Dieser Text unserer Autorin in der Ukraine kam spät, wegen der russischen Bomben. Sie schrieb dennoch - über Wissenschaft, Schuld und Isolation.

Gastbeitrag von Oxana Matiychuk

Wenn ich meine Gefühle seit dem Kriegsbeginn sortieren und benennen würde, so wäre eines davon Schuldgefühl. Weil ich selbst an einem sicheren Ort bin. Weil ich das Leid von Millionen nicht lindern kann. Natürlich tue ich, wie so viele hier, was ich kann. Die Menschen, mit denen ich arbeite, ich selbst, wir tun, was unsere Kenntnisse, Fähigkeiten, ausländische Netzwerke und persönlichen finanziellen Möglichkeiten erlauben. Mit jedem Raketeneinschlag und jedem Brand danach spüre ich, wie in mir etwas ausbrennt, es ist keine Panik, keine Tränen, eher ein bisher so nicht gekanntes Mitleiden und trockener Hass.

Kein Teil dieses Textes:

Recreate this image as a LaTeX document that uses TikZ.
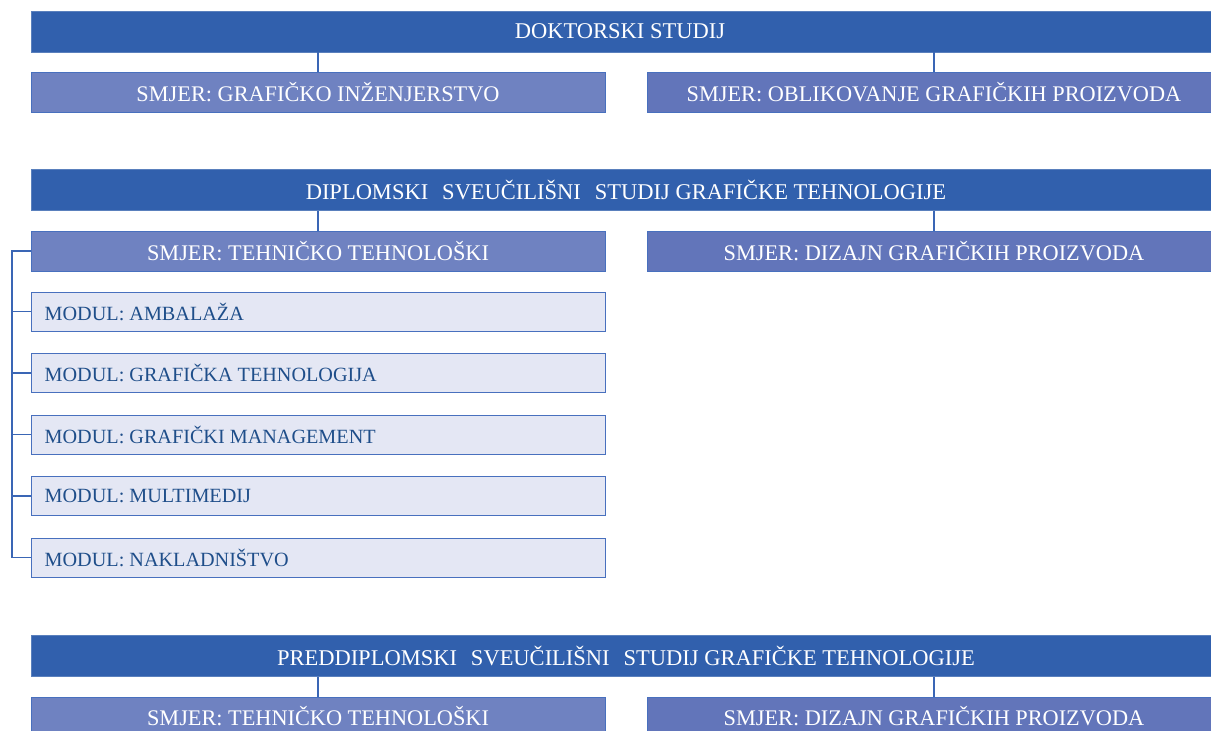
\documentclass[tikz,border=0pt]{standalone}
\usepackage{fontspec}
\setmainfont{Liberation Serif}
\definecolor{barblue}{RGB}{49,96,173}
\definecolor{smjerL}{RGB}{111,130,193}
\definecolor{smjerR}{RGB}{98,117,186}
\definecolor{edgeblue}{RGB}{72,112,190}
\definecolor{modfill}{RGB}{228,231,244}
\definecolor{modtext}{RGB}{31,78,138}
\definecolor{lineblue}{RGB}{58,102,181}
\tikzset{
  barbox/.style={draw=barblue!80!white, line width=0.8pt, fill=barblue, text=white, minimum height=41pt, minimum width=1190pt, inner sep=0pt, font=\fontsize{22.5}{24}\selectfont},
  smjerbox/.style={draw=edgeblue, line width=1pt, text=white, minimum height=40pt, minimum width=574pt, inner sep=0pt, font=\fontsize{22.3}{24}\selectfont},
  modbox/.style={draw=edgeblue, line width=1pt, fill=modfill, minimum height=39pt, minimum width=574pt, inner sep=0pt},
  modtxt/.style={text=modtext, anchor=west, inner sep=0pt, font=\fontsize{20.2}{22}\selectfont},
  conn/.style={draw=lineblue, line width=1.2pt}
}
\begin{document}
\begin{tikzpicture}[x=1pt,y=-1pt]
\useasboundingbox (0,0) rectangle (1211,731);
\clip (0,0) rectangle (1211,731);
% DOKTORSKI
\node[barbox] (dok) at (626,31.5) {\hspace{-12pt}DOKTORSKI STUDIJ};
\node[smjerbox, fill=smjerL] (dokL) at (318,92) {SMJER: GRAFIČKO INŽENJERSTVO};
\node[smjerbox, fill=smjerR] (dokR) at (934,92) {SMJER: OBLIKOVANJE GRAFIČKIH PROIZVODA};
\draw[conn] (dokL.north |- dok.south) -- (dokL.north);
\draw[conn] (dokR.north |- dok.south) -- (dokR.north);
% DIPLOMSKI
\node[barbox] (dip) at (626,190) {DIPLOMSKI\hspace{14pt}SVEUČILIŠNI\hspace{14pt}STUDIJ GRAFIČKE TEHNOLOGIJE};
\node[smjerbox, fill=smjerL] (dipL) at (318,251) {SMJER: TEHNIČKO TEHNOLOŠKI};
\node[smjerbox, fill=smjerR] (dipR) at (934,251) {SMJER: DIZAJN GRAFIČKIH PROIZVODA};
\draw[conn] (dipL.north |- dip.south) -- (dipL.north);
\draw[conn] (dipR.north |- dip.south) -- (dipR.north);
\node[modbox] (m1) at (318,311.5) {};
\node[modbox] (m2) at (318,373) {};
\node[modbox] (m3) at (318,434.5) {};
\node[modbox] (m4) at (318,496) {};
\node[modbox] (m5) at (318,557.5) {};
\node[modtxt] (t1) at ([xshift=14pt]m1.west) {MODUL: AMBALAŽA};
\node[modtxt] (t2) at ([xshift=14pt]m2.west) {MODUL: GRAFIČKA TEHNOLOGIJA};
\node[modtxt] (t3) at ([xshift=14pt]m3.west) {MODUL: GRAFIČKI MANAGEMENT};
\node[modtxt] (t4) at ([xshift=14pt]m4.west) {MODUL: MULTIMEDIJ};
\node[modtxt] (t5) at ([xshift=14pt]m5.west) {MODUL: NAKLADNIŠTVO};
\coordinate (spTop) at (12,251);
\coordinate (spBot) at (12,557.5);
\draw[conn] (dipL.west) -- (spTop) -- (spBot) -- (m5.west);
\draw[conn] (m1.west) -- (m1.west -| spTop);
\draw[conn] (m2.west) -- (m2.west -| spTop);
\draw[conn] (m3.west) -- (m3.west -| spTop);
\draw[conn] (m4.west) -- (m4.west -| spTop);
% PREDDIPLOMSKI
\node[barbox] (pre) at (626,656) {PREDDIPLOMSKI\hspace{14pt}SVEUČILIŠNI\hspace{14pt}STUDIJ GRAFIČKE TEHNOLOGIJE};
\node[smjerbox, fill=smjerL] (preL) at (318,717) {\raisebox{2pt}{SMJER: TEHNIČKO TEHNOLOŠKI}};
\node[smjerbox, fill=smjerR] (preR) at (934,717) {\raisebox{2pt}{SMJER: DIZAJN GRAFIČKIH PROIZVODA}};
\draw[conn] (preL.north |- pre.south) -- (preL.north);
\draw[conn] (preR.north |- pre.south) -- (preR.north);
\end{tikzpicture}
\end{document}
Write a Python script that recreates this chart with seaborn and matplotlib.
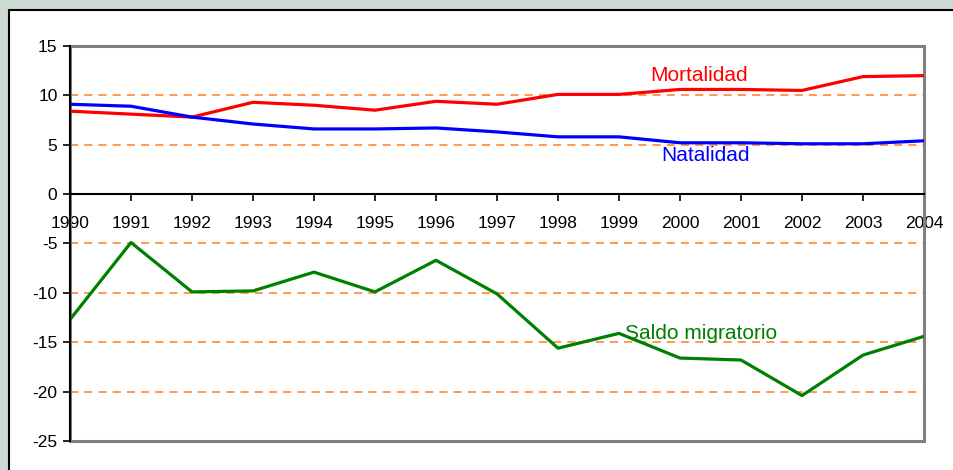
import pandas as pd
import seaborn as sns
import matplotlib.pyplot as plt
from matplotlib.patches import Rectangle
from matplotlib.lines import Line2D

years = list(range(1990, 2005))
mortalidad = [8.4, 8.1, 7.8, 9.3, 9.0, 8.5, 9.4, 9.1, 10.1, 10.1, 10.6, 10.6, 10.5, 11.9, 12.0]
natalidad = [9.1, 8.9, 7.8, 7.1, 6.6, 6.6, 6.7, 6.3, 5.8, 5.8, 5.2, 5.2, 5.1, 5.1, 5.4]
saldo = [-12.7, -4.9, -9.9, -9.8, -7.9, -9.9, -6.7, -10.1, -15.6, -14.1, -16.6, -16.8, -20.4, -16.3, -14.4]
y_ticks = [15, 10, 5, 0, -5, -10, -15, -20, -25]
grid_vals = [10, 5, -5, -10, -15, -20]

df = pd.DataFrame({"year": years, "Mortalidad": mortalidad,
                   "Natalidad": natalidad, "Saldo migratorio": saldo})

sns.set_theme(style="white")
plt.rcParams["font.family"] = ["Liberation Sans", "DejaVu Sans"]

fig = plt.figure(figsize=(9.54, 4.70), dpi=100)
fig.patch.set_facecolor("#cddad2")
# white chart panel, black frame only on top and left (it runs off the other edges)
x0, y1 = 9 / 954, 1 - 10 / 470
fig.patches.append(Rectangle((x0, 0), 1 - x0, y1, transform=fig.transFigure,
                             facecolor="white", edgecolor="none", zorder=-10))
fig.lines.append(Line2D([x0, 1], [y1, y1], transform=fig.transFigure, color="black", lw=1.5))
fig.lines.append(Line2D([x0, x0], [0, y1], transform=fig.transFigure, color="black", lw=1.5))

ax = fig.add_axes([70 / 954, 1 - 441 / 470, (924 - 70) / 954, (441 - 46) / 470])
ax.set_facecolor("none")
ax.set_zorder(5)

# x axis drawn through zero (set before ticks, it resets them)
for s in ["top", "right"]:
    ax.spines[s].set_visible(False)
ax.spines["bottom"].set_position(("data", 0))
ax.spines["bottom"].set_color("black")
ax.spines["bottom"].set_linewidth(1.5)
ax.spines["left"].set_color("black")
ax.spines["left"].set_linewidth(1.5)
ax.spines["left"].set_zorder(4)

for gv in grid_vals:
    ax.axhline(gv, color="#ff7f1f", linestyle=(0, (5.3, 4)), linewidth=1.1, zorder=1)

sns.lineplot(data=df, x="year", y="Mortalidad", color="#ff0000", linewidth=2.3, ax=ax, zorder=3)
sns.lineplot(data=df, x="year", y="Natalidad", color="#0000ff", linewidth=2.3, ax=ax, zorder=3)
sns.lineplot(data=df, x="year", y="Saldo migratorio", color="#008000", linewidth=2.3, ax=ax, zorder=3)

ax.set_xlim(1990, 2004)
ax.set_ylim(-25, 15)
ax.set_xticks(years)
ax.set_xticklabels([str(y) for y in years])
ax.set_yticks(y_ticks)
ax.set_yticklabels([str(t) for t in y_ticks])
ax.set_xlabel("")
ax.set_ylabel("")
ax.tick_params(axis="both", direction="out", length=5, width=1.2, color="black",
               bottom=True, left=True, pad=4, labelcolor="black", labelsize=12.5)
ax.tick_params(axis="x", pad=11)

# grey plot-area frame
ax.add_patch(Rectangle((0, 0), 1, 1, transform=ax.transAxes, fill=False,
                       edgecolor="#808080", linewidth=2.2, zorder=2, clip_on=False))

ax.text(1999.52, 12.05, "Mortalidad", color="#ff0000", fontsize=15, va="center", ha="left")
ax.text(1999.70, 3.88, "Natalidad", color="#0000ff", fontsize=15, va="center", ha="left")
ax.text(1999.10, -14.1, "Saldo migratorio", color="#008000", fontsize=15, va="center", ha="left")

fig.savefig("out.png", dpi=100, facecolor=fig.get_facecolor())
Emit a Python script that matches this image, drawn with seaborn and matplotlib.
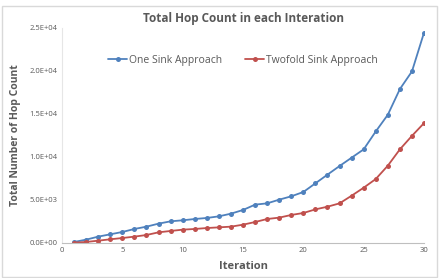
import numpy as np
import pandas as pd
import seaborn as sns
import matplotlib.pyplot as plt
from matplotlib.ticker import FuncFormatter
from matplotlib.patches import Rectangle

# values
iterations = list(range(1, 31))
one_sink = [120, 390, 740, 1010, 1280, 1630, 1900, 2250, 2520, 2640,
            2790, 2910, 3100, 3410, 3840, 4460, 4610, 5040, 5430, 5930,
            6940, 7950, 8950, 9920, 10890, 12970, 14910, 17900, 19950, 24460]
twofold_sink = [40, 120, 270, 430, 580, 740, 930, 1240, 1400, 1550,
                1630, 1740, 1820, 1900, 2130, 2440, 2790, 2950, 3260, 3490,
                3910, 4220, 4610, 5500, 6430, 7440, 8990, 10890, 12460, 13940]
series_names = ["One Sink Approach", "Twofold Sink Approach"]
colors = ["#4F81BD", "#C0504D"]

df = pd.DataFrame({
    "Iteration": iterations * 2,
    "Hops": one_sink + twofold_sink,
    "Series": [series_names[0]] * 30 + [series_names[1]] * 30,
})

sns.set_style("white")
plt.rcParams['font.family'] = ['Open Sans', 'DejaVu Sans']
gray = "#595959"

fig = plt.figure(figsize=(4.41, 2.78), dpi=100)
fig.patches.append(Rectangle((0.004, 0.004), 0.988, 0.975, transform=fig.transFigure,
                             fill=False, edgecolor="#d9d9d9", linewidth=1))
ax = fig.add_axes([0.1406, 0.1259, 0.8209, 0.7734])

sns.lineplot(data=df, x="Iteration", y="Hops", hue="Series", palette=colors,
             marker="o", markersize=3.6, markeredgewidth=0, linewidth=1.3, ax=ax)

ax.set_xlim(0, 30)
ax.set_ylim(0, 25000)
ax.set_xticks(np.arange(0, 31, 5))
ax.set_yticks(np.arange(0, 25001, 5000))
ax.yaxis.set_major_formatter(FuncFormatter(lambda v, p: "%.1E" % v))
ax.tick_params(labelsize=5.5, colors=gray, length=0, pad=3)

for s in ["top", "right"]:
    ax.spines[s].set_visible(False)
ax.spines["bottom"].set_color("#bfbfbf")
ax.spines["left"].set_color("#e6e6e6")
ax.spines["bottom"].set_linewidth(0.8)
ax.spines["left"].set_linewidth(0.8)

ax.set_title("Total Hop Count in each Interation", fontsize=8.5, fontweight="bold",
             color=gray, pad=4)
ax.set_xlabel("Iteration", fontsize=8, fontweight="bold", color=gray, labelpad=5)
ax.set_ylabel("Total Number of Hop Count", fontsize=7.5, fontweight="bold", color=gray, labelpad=6)

ax.legend(loc="center", bbox_to_anchor=(0.5, 0.85), ncol=2, frameon=False,
          fontsize=7.5, labelcolor=gray, handlelength=1.8, columnspacing=2.2,
          handletextpad=0.2)

fig.savefig("out.png", dpi=100)
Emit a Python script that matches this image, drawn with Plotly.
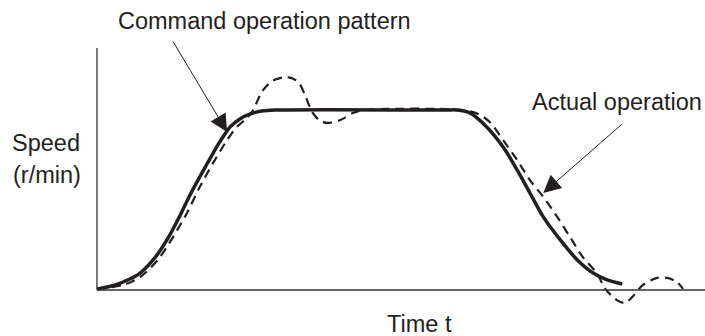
import plotly.graph_objects as go

# Command operation pattern: time (arbitrary units) vs speed (% of rated)
cmd_t = [0, 3.0, 5.4, 7.1, 9.5, 11.5, 13.7, 15.3, 16.9, 19.1, 20.6, 21.9, 23.5, 25.2, 27.1, 29.3,
         57.5, 59.2, 61.4, 64.1, 66.8, 69.1, 71.2, 73.4, 76.2, 79.0, 81.6, 83.9, 86.4]
cmd_s = [0.5, 2.8, 6.1, 9.4, 17.8, 27.8, 41.7, 52.8, 62.8, 76.1, 84.4, 90.6, 95.0, 97.8, 99.4, 100,
         100, 100, 98.3, 90.6, 79.4, 66.7, 53.9, 40.6, 27.8, 16.7, 9.4, 5.6, 3.3]

# Actual operation: lags the command, overshoots and settles
act_t = [0, 4.3, 7.1, 10.0, 12.5, 14.8, 16.9, 19.1, 21.4, 23.0, 24.7, 25.7, 27.1, 28.8, 31.3,
         33.1, 34.2, 35.4, 36.7, 38.0, 40.0, 42.1, 44.1, 60.0, 62.7, 64.6, 66.8, 69.1, 71.2,
         73.4, 75.7, 77.8, 79.9, 82.2, 83.6, 85.5, 86.8, 88.2, 89.8, 92.1, 93.8, 95.4, 96.4]
act_s = [0.5, 2.8, 7.2, 16.7, 29.4, 42.8, 57.2, 70.6, 83.3, 90.6, 95.6, 100, 110, 116.1, 118.3,
         115.6, 108.3, 98.9, 93.9, 92.8, 94.4, 98.3, 100, 100, 97.8, 93.3, 83.3, 72.2, 61.1,
         51.7, 40.6, 29.4, 18.3, 9.4, 0.6, -5.6, -7.2, -3.3, 2.8, 6.7, 6.7, 4.4, 0.6]

INK = "#231f20"
FONT = "Liberation Sans, Arial, sans-serif"
FS = 23.5

fig = go.Figure()
fig.add_trace(go.Scatter(x=act_t, y=act_s, mode="lines",
                         line=dict(color=INK, width=2.2, dash="9px,6px", shape="spline", smoothing=0.8),
                         hoverinfo="skip"))
fig.add_trace(go.Scatter(x=cmd_t, y=cmd_s, mode="lines",
                         line=dict(color=INK, width=3.5, shape="spline", smoothing=0.8),
                         hoverinfo="skip"))

# axes drawn as plain lines from the origin
fig.add_shape(type="line", x0=0, y0=0, x1=0, y1=134.4, xref="x", yref="y",
              line=dict(color="#333333", width=1.3))
fig.add_shape(type="line", x0=0, y0=0, x1=100, y1=0, xref="x", yref="y",
              line=dict(color="#333333", width=1.3))

W, H = 705, 336


def px(x, y):
    return x / W, 1 - y / H


labels = [
    ("Command operation pattern", 264, 21),
    ("Actual operation", 617, 102),
    ("Speed", 46, 143),
    ("(r/min)", 47, 175),
    ("Time t", 419, 324),
]
for txt, x, y in labels:
    xp, yp = px(x, y)
    fig.add_annotation(text=txt, x=xp, y=yp, xref="paper", yref="paper",
                       showarrow=False, xanchor="center", yanchor="middle",
                       font=dict(family=FONT, size=FS, color=INK))

# leader arrows
fig.add_annotation(x=21.4, y=87.8, ax=-55, ay=-92, text="", showarrow=True,
                   arrowhead=2, arrowsize=3.5, arrowwidth=1, arrowcolor=INK)
fig.add_annotation(x=73.4, y=53.9, ax=80, ay=-70, text="", showarrow=True,
                   arrowhead=2, arrowsize=3.5, arrowwidth=1, arrowcolor=INK)

fig.update_layout(
    width=W, height=H, margin=dict(l=0, r=0, t=0, b=0),
    paper_bgcolor="white", plot_bgcolor="white", showlegend=False,
    xaxis=dict(range=[-97 / 6.08, 100], visible=False, fixedrange=True),
    yaxis=dict(range=[(290 - 336) / 1.8, 290 / 1.8], visible=False, fixedrange=True),
)
fig.write_html("out.html")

Ich brauche mehrere Stunden, um mich zu entschließen, meinen Doktorvater nach der Familie seines Sohnes zu fragen, sie leben in Charkiw. Sie sind bisher verschont geblieben. Dutzende andere nicht. Anscheinend hat Putin einen besonderen Hass auf diese mehrheitlich russischsprachige Stadt, die sich ihm nicht beugen will und dafür im Stundentakt beschossen wird. "Verschätzt" und "fehlkalkuliert" - diese Worte bezüglich Putins Erwartungen vom "ukrainischen Blitzkrieg" fallen immer öfter, auch von russischen Experten und Politologen, deren Stimmen in Medien wie beispielsweise Echo Moskau zu hören sind. Wladimir Pastuchow, Mitarbeiter des University College London, erklärt sachlich, aber nicht ohne eine Prise Ironie, was "fünf strategische Fehler Putins und seine Hauptfolgen für Russland" sind. Wer Russisch kann, wird eine spannende Lektüre haben.

Ein Freund und Kollege aus Zhytomyr, M., ruft mehrfach an, er ist bei seinen Eltern im Dorf und versucht verzweifelt, sie und seinen Bruder zu überreden, nach Tscherniwzi zu fahren. Zhytomyr wurde bereits mehrfach beschossen. Und die Grenze zu einem anderen "Bruderland", Belarus, ist sehr nahe. Angeblich passierten die ersten belarussischen Truppen bereits die Grenze. Die Verwandten wollen auf keinen Fall weg, sie würden in Tscherniwzi nicht erwartet, er selbst würde doch an der Stelle eingezogen werden. M. hat sein Auto vor Kurzem verkauft, öffentliche Verkehrsmittel fahren nicht mehr. Er bittet mich, mit seiner Mutter zu sprechen, ich versichere ihr, dass wir hier - heute noch - eine recht gute Unterkunft hätten und dass für ihren Sohn keine Gefahr bestehe, zwangseingezogen zu werden, er könnte sich bei der lokalen Verteidigung einbringen. Ob sie mir glaubt, weiß ich nicht; sie habe nichts dagegen, wenn er fährt, aber sie und ihr Mann bleiben, wohin sollen sie mit der Kuh und anderen Haustieren? Es bleibt offen, ob M. sich entscheidet und, wenn ja, ob er es in die Bukowina schafft.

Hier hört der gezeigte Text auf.